Maybe he was giving the Department of Health, Education and Welfare a pasting for having tried to ban father-son banquets and boys' choirs in public schools. No need to turn away from whiskey and friends to hear Bob Daniel say that when you could have read it on the editorial page of The Washington Post.

No one is as yet quoting Post editorials from the flat bed at the Shad Planking, but no one is raising racist cries there either. Racism at the Shad Planking, like most other places, has gone underground. It's receded from the rostrum. You had to walk over to the fringe of the crowd, by the fiery pits where the fish was baking, to hear a spare-built, salmon-colored Wakefield storekeeper wearing a peanut pendant make a racist reference to a black candidate for the House of Delegates.

Turning away from the storekeeper, the Wakefield picnic panarama was there to the absorbed. At the top of the hill, a few dusty black men moved about the pits like shadows in the bright April sun, tending the smoky oak coals.

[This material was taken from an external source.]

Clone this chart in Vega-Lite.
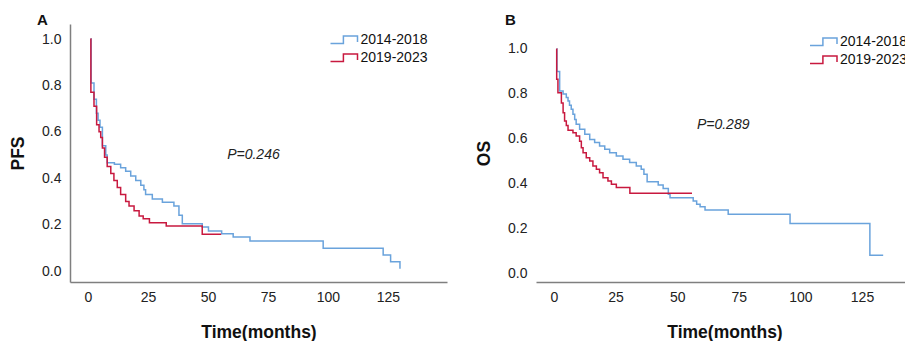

Down the hill, the revelers filled and lined a loamy dirt drive to the summit. There was Rosenfeld, eyes discreetly riveted on the subject of the moment while at intervals on either fringe of the crowd ol' boys turned more or less toward the woods to relieve themselves.

A heavy middle-aged man in work clothes was one moment standing beside a pickup truck talking with friends and the next moment was prone in the dust, felled by the weight of too much bourbon.

In the sunlight and shadows, a few familiar faces and figures appeared, talking and dealing drinks to each other out of the trunks of late model cars.

There was Ernest H. (Judge) Williams, truck line lobbyist, the most influential member of his craft in Richmond.There was Bob Mcllwaine, the governor's special counsel and close friend of Williams.

There also was Lathan Mims, general manager of the Byrd newspaper in Harrisonburg and manager of campaigns for Sen. Harry F. Byrd Jr. and Godwin. Mims was standing at the trunk of a car with a friend from his home were talking about another Timmonsville boy, Melvin PurvisM trying to straighten out just when it was that Melvin, as head of the FBI's Chicago bureau, shot John Dillinger and when he finally shot himself.

There they all were, the good ol' boys. All around them, the candidates, ever the opportunists, served as new ornaments at a traditional feast. The good ol' boys weren't deciding anything. It was not a summit. It was a reunion.